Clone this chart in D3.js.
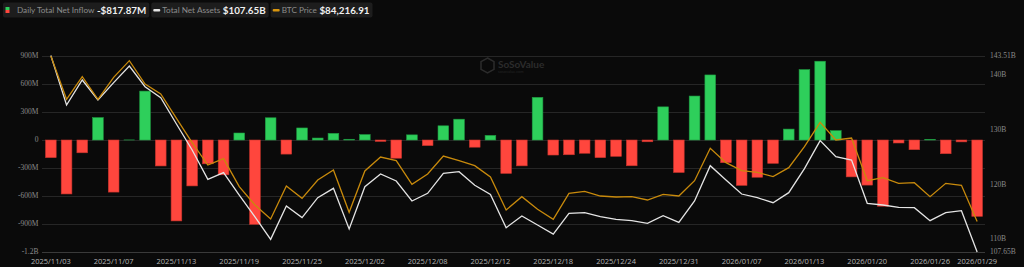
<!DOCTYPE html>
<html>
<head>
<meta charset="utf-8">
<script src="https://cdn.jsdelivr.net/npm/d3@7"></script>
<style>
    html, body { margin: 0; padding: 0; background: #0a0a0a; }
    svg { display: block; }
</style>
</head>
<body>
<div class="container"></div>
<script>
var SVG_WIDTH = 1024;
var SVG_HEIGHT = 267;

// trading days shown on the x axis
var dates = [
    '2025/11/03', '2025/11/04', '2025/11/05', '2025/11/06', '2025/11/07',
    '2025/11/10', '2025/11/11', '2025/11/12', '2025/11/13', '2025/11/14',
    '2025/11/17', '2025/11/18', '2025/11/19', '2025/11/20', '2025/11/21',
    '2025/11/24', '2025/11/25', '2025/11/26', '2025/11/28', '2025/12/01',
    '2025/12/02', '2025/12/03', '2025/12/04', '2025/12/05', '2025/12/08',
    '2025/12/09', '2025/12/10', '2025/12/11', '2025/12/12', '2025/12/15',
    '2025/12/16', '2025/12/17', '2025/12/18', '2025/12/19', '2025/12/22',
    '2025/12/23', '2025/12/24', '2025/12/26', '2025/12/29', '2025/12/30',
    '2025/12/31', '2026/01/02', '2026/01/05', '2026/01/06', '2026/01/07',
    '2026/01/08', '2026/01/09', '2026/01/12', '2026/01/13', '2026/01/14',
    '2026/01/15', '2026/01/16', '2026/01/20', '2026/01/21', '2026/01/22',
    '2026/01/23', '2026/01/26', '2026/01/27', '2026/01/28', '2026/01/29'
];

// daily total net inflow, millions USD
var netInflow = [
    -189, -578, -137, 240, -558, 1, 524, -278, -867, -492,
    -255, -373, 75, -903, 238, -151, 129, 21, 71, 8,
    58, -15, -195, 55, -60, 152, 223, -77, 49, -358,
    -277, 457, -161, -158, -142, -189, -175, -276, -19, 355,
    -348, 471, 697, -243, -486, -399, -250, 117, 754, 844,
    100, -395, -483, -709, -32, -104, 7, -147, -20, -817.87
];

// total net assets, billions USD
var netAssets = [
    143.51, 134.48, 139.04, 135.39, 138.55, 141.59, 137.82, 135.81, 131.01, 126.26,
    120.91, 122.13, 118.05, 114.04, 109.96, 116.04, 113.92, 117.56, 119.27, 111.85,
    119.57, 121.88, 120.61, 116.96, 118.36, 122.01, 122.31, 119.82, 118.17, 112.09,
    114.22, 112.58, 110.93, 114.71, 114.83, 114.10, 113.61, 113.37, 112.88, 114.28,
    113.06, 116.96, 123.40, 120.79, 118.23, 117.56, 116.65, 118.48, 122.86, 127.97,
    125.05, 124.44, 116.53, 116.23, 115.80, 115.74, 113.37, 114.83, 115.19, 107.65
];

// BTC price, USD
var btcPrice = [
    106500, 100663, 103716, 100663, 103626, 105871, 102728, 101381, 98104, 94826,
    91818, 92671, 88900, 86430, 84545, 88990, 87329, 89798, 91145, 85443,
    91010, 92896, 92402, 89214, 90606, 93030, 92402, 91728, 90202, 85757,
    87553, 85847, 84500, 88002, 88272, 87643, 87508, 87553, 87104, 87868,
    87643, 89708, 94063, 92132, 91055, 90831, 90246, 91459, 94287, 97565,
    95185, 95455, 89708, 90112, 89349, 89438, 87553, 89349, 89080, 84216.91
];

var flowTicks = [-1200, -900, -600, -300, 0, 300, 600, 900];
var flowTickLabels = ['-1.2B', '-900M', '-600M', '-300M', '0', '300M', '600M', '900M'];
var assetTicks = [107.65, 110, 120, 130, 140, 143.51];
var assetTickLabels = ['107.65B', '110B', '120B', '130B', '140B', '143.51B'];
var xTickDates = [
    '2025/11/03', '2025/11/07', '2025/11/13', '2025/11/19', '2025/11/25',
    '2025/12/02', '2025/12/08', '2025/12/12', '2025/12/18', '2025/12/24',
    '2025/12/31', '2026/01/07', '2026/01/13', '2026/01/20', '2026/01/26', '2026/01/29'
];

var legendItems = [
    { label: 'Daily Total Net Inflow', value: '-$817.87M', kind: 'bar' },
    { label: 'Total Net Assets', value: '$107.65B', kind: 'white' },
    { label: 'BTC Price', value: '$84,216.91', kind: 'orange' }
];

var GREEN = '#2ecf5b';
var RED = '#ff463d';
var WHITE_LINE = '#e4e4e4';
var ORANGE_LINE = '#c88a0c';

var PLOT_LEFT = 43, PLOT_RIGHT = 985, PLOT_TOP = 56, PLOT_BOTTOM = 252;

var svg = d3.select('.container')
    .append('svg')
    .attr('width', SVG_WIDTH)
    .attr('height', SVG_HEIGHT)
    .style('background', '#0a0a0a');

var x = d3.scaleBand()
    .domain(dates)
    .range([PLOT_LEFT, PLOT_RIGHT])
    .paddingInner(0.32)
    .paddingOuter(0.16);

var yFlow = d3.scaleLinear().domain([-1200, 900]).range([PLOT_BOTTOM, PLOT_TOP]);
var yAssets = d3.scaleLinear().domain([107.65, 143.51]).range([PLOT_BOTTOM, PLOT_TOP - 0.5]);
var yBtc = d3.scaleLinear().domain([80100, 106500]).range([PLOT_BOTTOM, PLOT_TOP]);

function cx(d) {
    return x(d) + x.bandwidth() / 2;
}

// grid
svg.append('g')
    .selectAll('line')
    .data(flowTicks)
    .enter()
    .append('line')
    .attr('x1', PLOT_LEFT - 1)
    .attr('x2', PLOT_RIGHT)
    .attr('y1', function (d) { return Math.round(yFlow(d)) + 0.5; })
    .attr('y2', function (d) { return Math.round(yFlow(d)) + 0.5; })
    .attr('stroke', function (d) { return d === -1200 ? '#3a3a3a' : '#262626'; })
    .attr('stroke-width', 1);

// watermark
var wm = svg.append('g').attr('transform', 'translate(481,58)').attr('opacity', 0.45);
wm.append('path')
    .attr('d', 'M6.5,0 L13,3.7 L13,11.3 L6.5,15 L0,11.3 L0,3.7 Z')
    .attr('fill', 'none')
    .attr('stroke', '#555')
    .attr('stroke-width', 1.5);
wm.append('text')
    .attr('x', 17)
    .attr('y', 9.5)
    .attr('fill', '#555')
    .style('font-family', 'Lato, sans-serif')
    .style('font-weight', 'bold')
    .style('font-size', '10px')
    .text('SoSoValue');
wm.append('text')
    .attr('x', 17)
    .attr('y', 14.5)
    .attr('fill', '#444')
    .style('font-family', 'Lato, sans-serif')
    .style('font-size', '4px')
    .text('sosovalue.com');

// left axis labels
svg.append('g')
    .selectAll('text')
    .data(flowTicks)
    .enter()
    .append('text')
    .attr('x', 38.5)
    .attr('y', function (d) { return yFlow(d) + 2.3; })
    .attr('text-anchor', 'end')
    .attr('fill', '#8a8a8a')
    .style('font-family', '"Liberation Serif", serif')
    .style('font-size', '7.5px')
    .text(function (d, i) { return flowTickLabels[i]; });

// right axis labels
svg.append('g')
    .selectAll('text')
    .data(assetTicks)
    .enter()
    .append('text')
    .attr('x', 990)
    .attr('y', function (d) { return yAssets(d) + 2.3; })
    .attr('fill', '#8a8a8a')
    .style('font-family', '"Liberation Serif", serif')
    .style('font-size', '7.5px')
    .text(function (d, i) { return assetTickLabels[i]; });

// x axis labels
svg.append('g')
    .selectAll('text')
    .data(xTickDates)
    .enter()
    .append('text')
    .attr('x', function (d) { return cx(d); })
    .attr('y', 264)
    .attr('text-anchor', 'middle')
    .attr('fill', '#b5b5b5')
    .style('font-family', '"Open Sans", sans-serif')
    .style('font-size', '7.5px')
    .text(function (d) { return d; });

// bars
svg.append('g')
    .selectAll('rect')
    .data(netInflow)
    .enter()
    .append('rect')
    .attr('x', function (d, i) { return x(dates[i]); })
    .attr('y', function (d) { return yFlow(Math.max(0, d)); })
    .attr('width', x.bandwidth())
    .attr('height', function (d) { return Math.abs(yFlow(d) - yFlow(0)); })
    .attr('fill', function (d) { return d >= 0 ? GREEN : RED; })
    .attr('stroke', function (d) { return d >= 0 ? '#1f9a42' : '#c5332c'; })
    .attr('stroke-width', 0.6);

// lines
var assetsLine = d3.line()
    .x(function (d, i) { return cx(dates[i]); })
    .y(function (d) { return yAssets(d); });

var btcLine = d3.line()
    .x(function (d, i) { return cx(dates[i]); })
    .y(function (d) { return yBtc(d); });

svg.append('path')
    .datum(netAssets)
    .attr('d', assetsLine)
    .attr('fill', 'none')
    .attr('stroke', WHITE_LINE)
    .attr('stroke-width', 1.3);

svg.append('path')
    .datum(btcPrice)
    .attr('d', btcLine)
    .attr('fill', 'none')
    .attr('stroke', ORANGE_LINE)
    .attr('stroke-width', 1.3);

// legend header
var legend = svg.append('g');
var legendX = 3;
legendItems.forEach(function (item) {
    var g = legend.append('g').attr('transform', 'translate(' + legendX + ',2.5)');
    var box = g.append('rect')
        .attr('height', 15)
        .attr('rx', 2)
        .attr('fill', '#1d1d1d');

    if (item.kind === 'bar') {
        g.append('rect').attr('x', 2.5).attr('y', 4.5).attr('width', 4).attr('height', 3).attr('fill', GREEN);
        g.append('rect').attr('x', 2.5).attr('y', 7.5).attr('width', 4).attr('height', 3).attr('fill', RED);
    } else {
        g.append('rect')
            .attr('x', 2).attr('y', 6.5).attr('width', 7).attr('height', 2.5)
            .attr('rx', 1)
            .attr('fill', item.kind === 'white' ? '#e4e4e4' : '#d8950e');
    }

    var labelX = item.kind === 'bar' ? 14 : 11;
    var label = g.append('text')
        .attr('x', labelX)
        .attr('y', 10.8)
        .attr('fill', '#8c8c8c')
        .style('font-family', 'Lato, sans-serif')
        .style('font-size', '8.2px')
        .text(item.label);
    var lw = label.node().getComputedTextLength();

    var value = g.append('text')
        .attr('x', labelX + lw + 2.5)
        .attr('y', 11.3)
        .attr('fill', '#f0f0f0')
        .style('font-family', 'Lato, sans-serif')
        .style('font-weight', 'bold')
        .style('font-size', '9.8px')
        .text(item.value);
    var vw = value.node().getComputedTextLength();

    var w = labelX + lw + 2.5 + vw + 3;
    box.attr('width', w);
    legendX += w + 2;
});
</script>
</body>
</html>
━━━━━━
Give again, word for word, every line from the top of the data above to the line holding "var SVG_HEIGHT = 267;", inclusive, with the pictures left out.

Clone this chart in D3.js.
<!DOCTYPE html>
<html>
<head>
<meta charset="utf-8">
<script src="https://cdn.jsdelivr.net/npm/d3@7"></script>
<style>
    html, body { margin: 0; padding: 0; background: #0a0a0a; }
    svg { display: block; }
</style>
</head>
<body>
<div class="container"></div>
<script>
var SVG_WIDTH = 1024;
var SVG_HEIGHT = 267;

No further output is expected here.